Condenem o mais feio


              O édito de Valério determinava que entre dois supostos culpados, deveria ser condenado o mais feio. Ele tem algumas variações: na dúvida condena-se o mais feio; na dúvida pune-se o mais feio, mas uma constante: o feio é que deveria ser punido. Talvez por sua feiura?
            “As feias que me desculpem, mas beleza é fundamental”, proclamou certa ocasião o “poetinha” - como ele gostava de ser chamado - Vinicius de Moraes. Outro espirituoso, ao ditado “beleza não vai à mesa”, respondeu: “mas eu não como no chão”.

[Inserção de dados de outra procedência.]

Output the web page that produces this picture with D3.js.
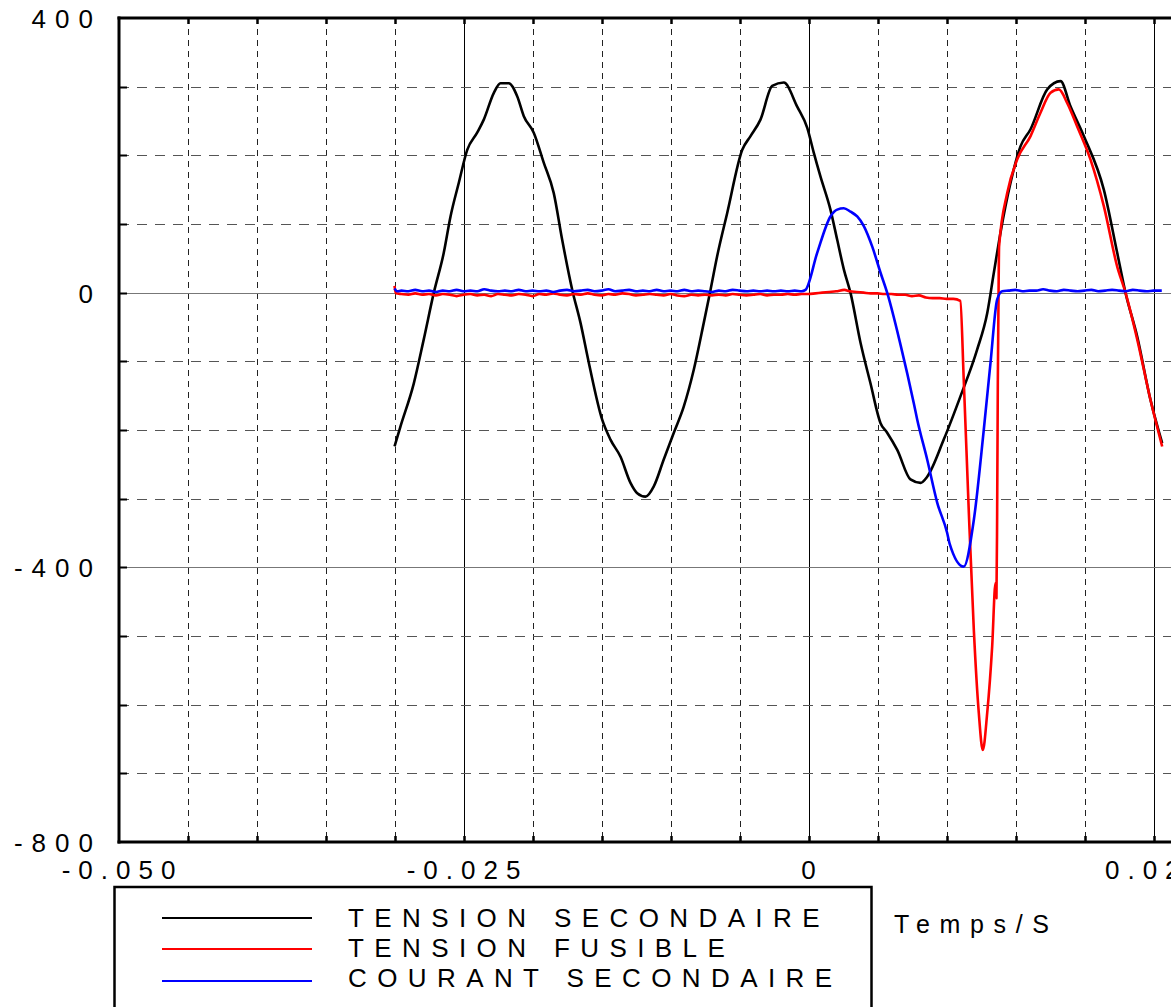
<!DOCTYPE html>
<html><head><meta charset="utf-8">
<script src="https://cdn.jsdelivr.net/npm/d3@7"></script>
<style>html,body{margin:0;padding:0;background:#fff;overflow:hidden}</style>
</head><body>
<svg id="chart" width="1171" height="1007"></svg>
<script>
// ---------- data ----------
const tickValuesX = [-0.05, -0.025, 0, 0.025];
const tickLabelsX = ["-0.050", "-0.025", "0", "0.025"];
const tickValuesY = [400, 0, -400, -800];
const tickLabelsY = ["400", "0", "-400", "-800"];
const seriesNames = ["TENSION SECONDAIRE", "TENSION FUSIBLE", "COURANT SECONDAIRE"];
const seriesColors = ["#000000", "#ff0000", "#0000ff"];
const xTitle = "Temps/S";

const timeSecondaire = [-0.0300,-0.02957,-0.02860,-0.02788,-0.02715,-0.02643,-0.02594,-0.02534,-0.02473,-0.02401,-0.02353,-0.02280,-0.02232,-0.02172,-0.02111,-0.02063,-0.01991,-0.01918,-0.01846,-0.01785,-0.01712,-0.01652,-0.01592,-0.01495,-0.01435,-0.01362,-0.01290,-0.01241,-0.01181,-0.01121,-0.01049,-0.00976,-0.00904,-0.00831,-0.00759,-0.00710,-0.00662,-0.00589,-0.00480,-0.00420,-0.00348,-0.00263,-0.00179,-0.00082,-0.00009,0.00038,0.00087,0.00159,0.00208,0.00256,0.00304,0.00377,0.00449,0.00522,0.00570,0.00643,0.00739,0.00812,0.00860,0.00980,0.01101,0.01222,0.01295,0.01343,0.01391,0.01464,0.01536,0.01609,0.01730,0.01826,0.01899,0.01995,0.02140,0.02237,0.02297,0.02382,0.02478,0.02563];
const tensionSecondaire = [-224,-195,-132,-68,0,58,111,160,208,233,252,291,305,305,286,257,233,189,145,77,4,-44,-102,-185,-214,-239,-277,-292,-297,-282,-243,-204,-166,-112,-44,4,53,116,208,228,252,301,306,271,240,204,169,121,77,34,0,-73,-132,-190,-204,-229,-272,-277,-268,-214,-151,-83,-30,29,87,160,213,238,296,308,271,228,150,58,0,-64,-156,-219];

const timeFusible = [-0.0300,-0.0299,-0.0295,-0.0290,-0.0285,-0.0280,-0.0275,-0.0270,-0.0265,-0.0260,-0.0255,-0.0250,-0.0245,-0.0240,-0.0235,-0.0230,-0.0225,-0.0220,-0.0215,-0.0210,-0.0205,-0.0200,-0.0195,-0.0190,-0.0185,-0.0180,-0.0175,-0.0170,-0.0165,-0.0160,-0.0155,-0.0150,-0.0145,-0.0140,-0.0135,-0.0130,-0.0125,-0.0120,-0.0115,-0.0110,-0.0105,-0.0100,-0.0095,-0.0090,-0.0085,-0.0080,-0.0075,-0.0070,-0.0065,-0.0060,-0.0055,-0.0050,-0.0045,-0.0040,-0.0035,-0.0030,-0.0025,-0.0020,-0.0015,-0.0010,-0.0005,0.0000,0.0005,0.0010,0.0015,0.0020,0.0026,0.0030,0.0035,0.0040,0.0045,0.0050,0.0055,0.0060,0.0065,0.0070,0.0075,0.0080,0.0085,0.0090,0.0095,0.0100,0.0105,0.0110,0.01125,0.01162,0.01198,0.01234,0.01263,0.01295,0.01331,0.01355,0.01362,0.01367,0.01372,0.01378,0.01381,0.01440,0.01512,0.01609,0.01681,0.01754,0.01814,0.01875,0.01947,0.02043,0.02140,0.02237,0.02297,0.02382,0.02478,0.02563];
const tensionFusible = [10,-1,-2,-3,-1,-3,-2,-4,-2,-3,-5,-3,-2,-4,-3,-5,-2,-3,-4,-2,-3,-5,-2,-3,-1,-3,-4,-2,-3,-1,-3,-4,-2,-3,-1,-2,-4,-3,-2,-3,-4,-2,-4,-5,-3,-4,-3,-4,-3,-4,-2,-3,-4,-3,-2,-4,-3,-3,-2,-3,-2,-2,-1,0,1,2,4,2,1,0,-1,-1,-2,-2,-3,-3,-5,-4,-7,-8,-8,-9,-9,-12,-127,-321,-491,-612,-666,-612,-515,-423,-445,-321,-127,19,67,145,194,228,262,291,296,276,242,194,126,38,0,-68,-156,-224];

const timeCourant = [-0.0300,-0.0298,-0.0295,-0.0290,-0.0285,-0.0280,-0.0275,-0.0270,-0.0265,-0.0260,-0.0255,-0.0250,-0.0245,-0.0240,-0.0235,-0.0230,-0.0225,-0.0220,-0.0215,-0.0210,-0.0205,-0.0200,-0.0195,-0.0190,-0.0185,-0.0180,-0.0175,-0.0170,-0.0165,-0.0160,-0.0155,-0.0150,-0.0145,-0.0140,-0.0135,-0.0130,-0.0125,-0.0120,-0.0115,-0.0110,-0.0105,-0.0100,-0.0095,-0.0090,-0.0085,-0.0080,-0.0075,-0.0070,-0.0065,-0.0060,-0.0055,-0.0050,-0.0045,-0.0040,-0.0035,-0.0030,-0.0025,-0.0020,-0.0015,-0.0010,-0.0005,-0.00022,0.00063,0.00159,0.00208,0.00256,0.00304,0.00353,0.00401,0.00462,0.00522,0.00570,0.00667,0.00763,0.00788,0.00860,0.00933,0.01005,0.01022,0.01125,0.01198,0.01270,0.01319,0.01367,0.01404,0.0145,0.0150,0.0155,0.0160,0.0165,0.0170,0.0175,0.0180,0.0185,0.0190,0.0195,0.0200,0.0205,0.0210,0.0215,0.0220,0.0225,0.0230,0.0235,0.0240,0.0245,0.0250,0.0256];
const courantSecondaire = [6,2,3,2,4,2,3,1,3,2,4,2,3,2,5,3,2,3,2,4,2,3,2,3,1,3,4,2,3,4,2,3,5,2,3,4,2,3,2,4,2,3,2,4,2,3,2,1,3,2,4,3,2,3,2,3,2,3,2,3,2,4,58,111,121,123,118,111,97,67,29,0,-76,-161,-185,-243,-306,-350,-365,-399,-331,-200,-102,-10,2,3,4,2,3,3,5,3,2,4,3,2,3,4,2,3,4,3,2,4,3,2,3,3];

// ---------- layout ----------
const FONT = "'Liberation Sans', Arial, Helvetica, sans-serif";
const svg = d3.select("#chart");
const plotLeft = 119, plotTop = 18, plotBottom = 842;
const x = d3.scaleLinear().domain([-0.05, 0.05]).range([118.5, 1498.5]);
const y = d3.scaleLinear().domain([-800, 400]).range([842, 18]);

const isMultiple = (v, step) => Math.abs(v / step - Math.round(v / step)) < 1e-6;
const xGrid = x.ticks(20);   // every 0.005
const yGrid = y.ticks(12);   // every 100

const grid = svg.append("g");
xGrid.filter(v => v > -0.05 + 1e-9).forEach(v => {
  const major = isMultiple(v, 0.025);
  grid.append("line")
    .attr("x1", Math.round(x(v)) + 0.5).attr("x2", Math.round(x(v)) + 0.5)
    .attr("y1", plotTop).attr("y2", plotBottom)
    .attr("stroke", major ? "#000" : "#222")
    .attr("stroke-width", 1)
    .attr("stroke-dasharray", major ? null : "6,5");
});
yGrid.filter(v => v > -800 && v < 400).forEach(v => {
  const major = isMultiple(v, 400);
  grid.append("line")
    .attr("x1", plotLeft).attr("x2", 1171)
    .attr("y1", Math.round(y(v)) + 0.5).attr("y2", Math.round(y(v)) + 0.5)
    .attr("stroke", major ? "#777" : "#555")
    .attr("stroke-width", 1)
    .attr("stroke-dasharray", major ? null : "10,8");
});

// ---------- curves ----------
const line = d3.line().x(d => x(d[0])).y(d => y(d[1])).curve(d3.curveMonotoneX);
const seriesData = [
  d3.zip(timeSecondaire, tensionSecondaire),
  d3.zip(timeFusible, tensionFusible),
  d3.zip(timeCourant, courantSecondaire)
];
seriesData.forEach((data, i) => {
  svg.append("path").datum(data)
    .attr("d", line)
    .attr("fill", "none")
    .attr("stroke", seriesColors[i])
    .attr("stroke-width", 2.6)
    .attr("stroke-linejoin", "round");
});

// ---------- frame & ticks ----------
const frame = svg.append("g").attr("stroke", "#000");
frame.append("line").attr("x1", plotLeft).attr("x2", plotLeft).attr("y1", plotTop - 1.5).attr("y2", plotBottom + 1.5).attr("stroke-width", 3);
frame.append("line").attr("x1", plotLeft - 1.5).attr("x2", 1171).attr("y1", plotTop).attr("y2", plotTop).attr("stroke-width", 3);
frame.append("line").attr("x1", plotLeft - 1.5).attr("x2", 1171).attr("y1", plotBottom).attr("y2", plotBottom).attr("stroke-width", 3);
yGrid.filter(v => v > -800 && v < 400).forEach(v => {
  frame.append("line").attr("x1", plotLeft).attr("x2", plotLeft + 8)
    .attr("y1", Math.round(y(v)) + 0.5).attr("y2", Math.round(y(v)) + 0.5).attr("stroke-width", 2);
});
xGrid.filter(v => v > -0.05 + 1e-9).forEach(v => {
  const xx = Math.round(x(v)) + 0.5;
  frame.append("line").attr("x1", xx).attr("x2", xx).attr("y1", plotTop).attr("y2", plotTop + 6).attr("stroke-width", 2.5);
  frame.append("line").attr("x1", xx).attr("x2", xx).attr("y1", plotBottom - 6).attr("y2", plotBottom).attr("stroke-width", 2.5);
});

// ---------- tick labels ----------
const LS_Y = 9, LS_X = 8;
tickValuesY.forEach((v, i) => {
  svg.append("text")
    .attr("x", 93 + LS_Y).attr("y", y(v) + 10)
    .attr("text-anchor", "end")
    .attr("font-family", FONT).attr("font-size", 26)
    .attr("letter-spacing", LS_Y)
    .text(tickLabelsY[i]);
});
tickValuesX.forEach((v, i) => {
  svg.append("text")
    .attr("x", x(v) + LS_X / 2).attr("y", 879)
    .attr("text-anchor", "middle")
    .attr("font-family", FONT).attr("font-size", 26)
    .attr("letter-spacing", LS_X)
    .text(tickLabelsX[i]);
});

// ---------- legend ----------
svg.append("rect")
  .attr("x", 114.5).attr("y", 887).attr("width", 757).attr("height", 200)
  .attr("fill", "#fff").attr("stroke", "#000").attr("stroke-width", 2.5);
const legendLineY = [918, 949, 981];
const legendTextY = [926.7, 956.7, 986.7];
seriesNames.forEach((name, i) => {
  svg.append("line")
    .attr("x1", 162).attr("x2", 312)
    .attr("y1", legendLineY[i]).attr("y2", legendLineY[i])
    .attr("stroke", seriesColors[i]).attr("stroke-width", 1.8);
  svg.append("text")
    .attr("x", 348).attr("y", legendTextY[i])
    .attr("font-family", FONT).attr("font-size", 26)
    .attr("letter-spacing", 10.4)
    .text(name);
});
svg.append("text")
  .attr("x", 894).attr("y", 932.5)
  .attr("font-family", FONT).attr("font-size", 25)
  .attr("letter-spacing", 9.6)
  .text(xTitle);
</script>
</body></html>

            A feiura sempre foi feia – desculpem a redundância. O livro “História da feiúra” (assim no original – é anterior à reforma ortográfica), organizado por Umberto Eco, diz em sua introdução que “ao longo dos séculos, filósofos e artistas sempre elaboraram definições do belo; graças a esses testemunhos é possível, portanto, reconstruir uma história das ideias estéticas através dos tempos. Já com o feio, foi diferente. Na maioria das vezes, o feio era definido em oposição ao belo e quase não se encontram tratados mais extensos consagrados ao tema, mas apenas menções parentéticas e marginais”. As fotos que ilustram o livro, todas – ou quase – de quadros e esculturas são de tirar o fôlego de feias.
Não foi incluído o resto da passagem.